Lavenir, R., Sanroma, M., Gibert, S., Crouzet, O., Laurent, F., Kravtsoff, J., Mazoyer, M.-A., Cournoyer, B.
Journal of applied microbiology 2008 v.105 no.5 pp. 1491-1501
DNA, Pseudomonas aeruginosa, aerators, biofilm, clones, colonizing ability, cross infection, genes, genetic variation, health hazards, hospitals, pulsed-field gel electrophoresis, tap water, virulence, water pollution
To investigate infra-specific spatio-temporal dynamics of a hospital water network Pseudomonas aeruginosa population. To infer the origin of water network isolates and assess their potential health hazard. 168 P. aeruginosa strains were isolated from tap waters and swabs of tap nozzle aerators of a hospital unit, over 2 years, and from rectal swabs and nosocomial infections. Genetic diversity among this collection was assessed by pulsed field gel electrophoresis of SpeI restricted genomic DNA. Virulence gene sets, biofilm properties, and hypochlorite resistance were analysed.

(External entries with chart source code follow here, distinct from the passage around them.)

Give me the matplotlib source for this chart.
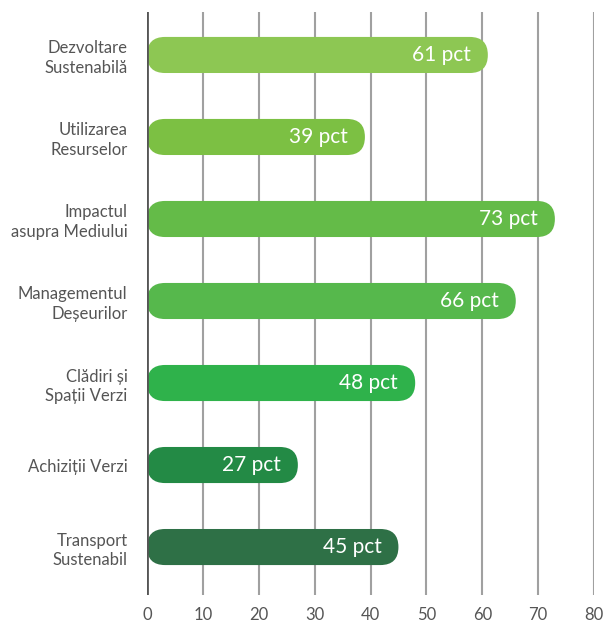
import matplotlib
matplotlib.use("Agg")
import matplotlib.pyplot as plt
from matplotlib.patches import FancyBboxPatch

categories = ["Dezvoltare\nSustenabilă", "Utilizarea\nResurselor", "Impactul\nasupra Mediului",
              "Managementul\nDeșeurilor", "Clădiri și\nSpații Verzi", "Achiziții Verzi",
              "Transport\nSustenabil"]
values = [61, 39, 73, 66, 48, 27, 45]
colors = ["#8DC753", "#7CC043", "#64BB48", "#56B84C", "#2FB24B", "#238A45", "#2E7046"]
xticks = [0, 10, 20, 30, 40, 50, 60, 70, 80]

plt.rcParams['font.family'] = ['Lato', 'DejaVu Sans']

W, H = 606, 626
fig = plt.figure(figsize=(W/100, H/100), dpi=100)
ax = fig.add_axes([147/W, 1-595/H, (594-147)/W, (595-12)/H])
ax.set_xlim(0, 80)
ax.set_ylim(6.585, -0.524)

# pixel scale for rounded corners
xpx = (594-147)/80.0
ypx = (595-12)/(6.585+0.524)
bar_h = 0.44
r_px = bar_h*ypx/2
rx = r_px/xpx
ry = r_px/ypx

for i, (v, c) in enumerate(zip(values, colors)):
    p = FancyBboxPatch((0, i-bar_h/2), v, bar_h,
                       boxstyle=f"round,pad=0,rounding_size={rx}",
                       mutation_aspect=ry/rx, facecolor=c, edgecolor='none', zorder=3)
    ax.add_patch(p)
    ax.text(v - 17/xpx, i, f"{v} pct", ha='right', va='center', color='white',
            fontsize=15, zorder=4)

ax.set_xticks(xticks)
ax.set_xticklabels([str(t) for t in xticks])
ax.set_yticks(range(len(categories)))
ax.set_yticklabels(categories, linespacing=1.3)
for sp in ax.spines.values():
    sp.set_visible(False)
ax.grid(axis='x', color='#a0a0a0', linewidth=1.5, zorder=0)
ax.axvline(0, color='#555555', linewidth=2, zorder=5)
ax.tick_params(axis='y', length=0, pad=14, labelsize=12, labelcolor='#555555')
ax.tick_params(axis='x', length=0, pad=9, labelsize=12, labelcolor='#555555')

fig.savefig("out.png", dpi=100)
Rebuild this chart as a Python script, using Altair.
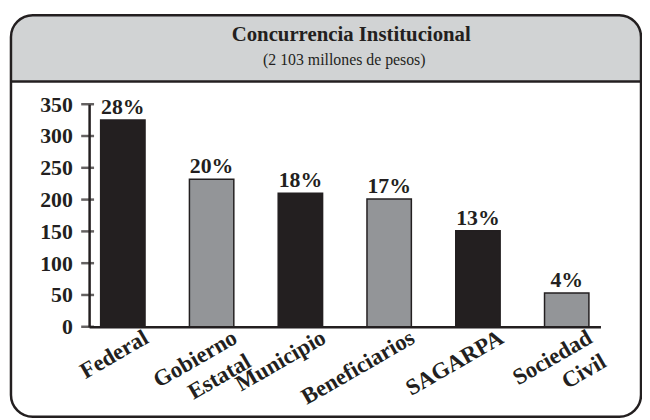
import altair as alt
import pandas as pd

# ---- data ----
categories = ["Federal", "Gobierno Estatal", "Municipio", "Beneficiarios", "SAGARPA", "Sociedad Civil"]
label_lines = ["Federal", "Gobierno|Estatal", "Municipio", "Beneficiarios", "SAGARPA", "Sociedad|Civil"]
values = [325, 232, 210, 201, 151, 53]
percent_labels = ["28%", "20%", "18%", "17%", "13%", "4%"]
bar_colors = ["#231f20", "#939598", "#231f20", "#939598", "#231f20", "#939598"]
y_ticks = [0, 50, 100, 150, 200, 250, 300, 350]
title_text = "Concurrencia Institucional"
subtitle_text = "(2 103 millones de pesos)"

df = pd.DataFrame({"cat": categories, "label": label_lines, "value": values,
                   "pct": percent_labels, "color": bar_colors})
ticks_df = pd.DataFrame({"value": y_ticks})
one = alt.Data(values=[{"k": 1}])

W, H = 517, 225
FONT = "Liberation Serif"
INK = "#231f20"
FS = 22

y_axis = alt.Axis(title=None, values=y_ticks, ticks=False, domainColor=INK,
                  domainWidth=2.5, grid=False, labelFont=FONT, labelFontSize=FS,
                  labelFontWeight="bold", labelColor=INK, labelPadding=17,
                  labelOverlap=False, labelBound=False, labelFlush=False)
y_scale = alt.Scale(domain=[0, 350], nice=False, zero=True)

x_enc = alt.X("cat:N", sort=categories,
              scale=alt.Scale(paddingInner=0.5, paddingOuter=0.13),
              axis=alt.Axis(title=None, labels=False, ticks=False, domainColor=INK,
                            domainWidth=2.5, grid=False))
y_enc = alt.Y("value:Q", scale=y_scale, axis=y_axis)

# decorations (frame)
header = alt.Chart(one).mark_rect(fill="#d1d3d4", cornerRadiusTopLeft=22, cornerRadiusTopRight=22).encode(
    x=alt.value(-79), x2=alt.value(558), y=alt.value(-90), y2=alt.value(-23))
sep = alt.Chart(one).mark_rule(color=INK, strokeWidth=2.5).encode(
    x=alt.value(-79), x2=alt.value(558), y=alt.value(-23))
box = alt.Chart(one).mark_rect(fill="transparent", stroke=INK, strokeWidth=2.5, cornerRadius=22).encode(
    x=alt.value(-79), x2=alt.value(558), y=alt.value(-90), y2=alt.value(316))

bars = alt.Chart(df).mark_bar(stroke=INK, strokeWidth=1.5).encode(
    x=x_enc, y=y_enc, color=alt.Color("color:N", scale=None))

pct = alt.Chart(df).mark_text(font=FONT, fontSize=FS, fontWeight="bold", color=INK,
                              baseline="alphabetic", dy=-6).encode(
    x=alt.X("cat:N", sort=categories), y=y_enc, text="pct:N")

yticks = alt.Chart(ticks_df).mark_tick(color=INK, size=13, thickness=2.5, xOffset=-1.5).encode(
    y=y_enc, x=alt.value(0))

xlabels = alt.Chart(df).mark_text(font=FONT, fontSize=23, fontWeight="bold", color=INK,
                                  angle=330, align="right", baseline="alphabetic",
                                  dx=16, dy=27, lineBreak="|", lineHeight=28).encode(
    x=alt.X("cat:N", sort=categories), y=alt.value(H), text="label:N")

title = alt.Chart(one).mark_text(text=title_text, font=FONT, fontSize=21, fontWeight="bold",
                                 color=INK, align="center", baseline="alphabetic").encode(
    x=alt.value(265), y=alt.value(-64))
subtitle = alt.Chart(one).mark_text(text=subtitle_text, font=FONT, fontSize=16,
                                    color=INK, align="center", baseline="alphabetic").encode(
    x=alt.value(258), y=alt.value(-40))

chart = alt.layer(header, sep, box, bars, pct, yticks, xlabels, title, subtitle).properties(
    width=W, height=H,
    padding={"left": 82, "top": 95, "right": 42, "bottom": 93},
    autosize=alt.AutoSizeParams(type="none"),
).configure_view(stroke=None)

chart.save("out.html", embed_options={"renderer": "svg", "actions": False})
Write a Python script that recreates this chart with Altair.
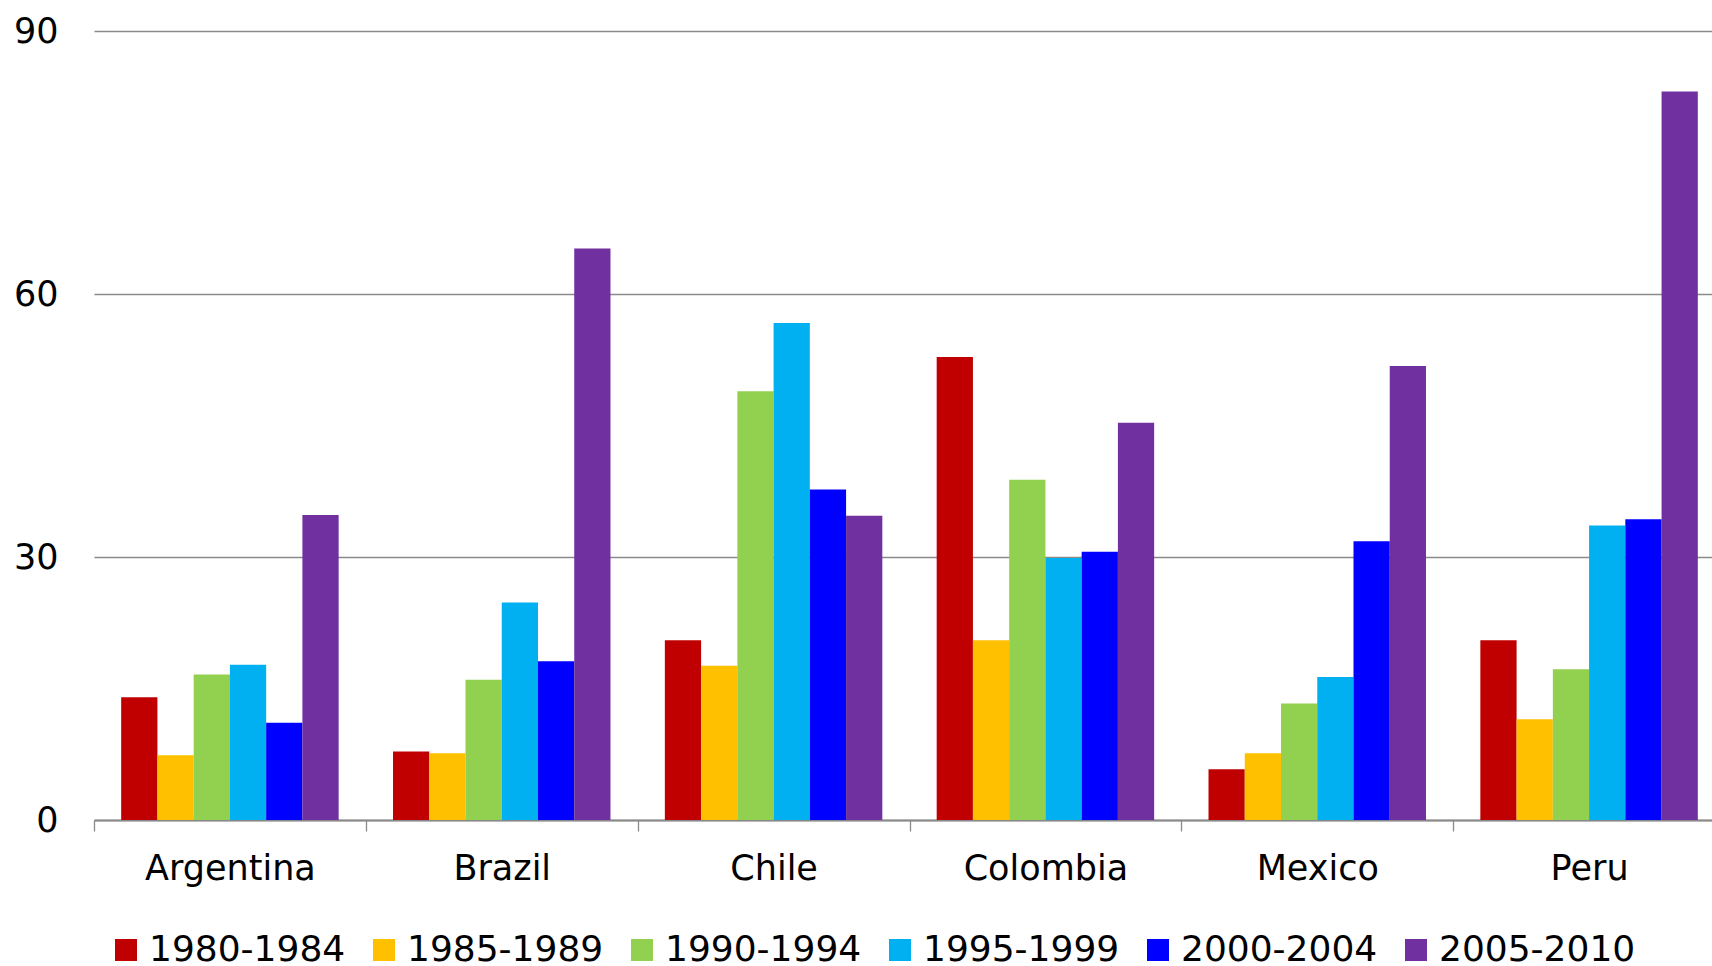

Exactly 68% of the water samples and 74% of the tap nozzle aerators harboured P. aeruginosa. The strains were divided into 22 clonal lineages, with one dominant clone shown to have been involved in a nosocomial infection. An important turnover among the P. aeruginosa hospital population was observed. Some clonal lineages were found to persist, spread in the unit, and diversify into clonal complexes. Rectal carriage appeared an important source of contamination of the water network. High P. aeruginosa infra-specific population diversity suggested a broad ability in colonizing water networks but persistence analysis indicated a strong selection leading to the emergence of dominant clones.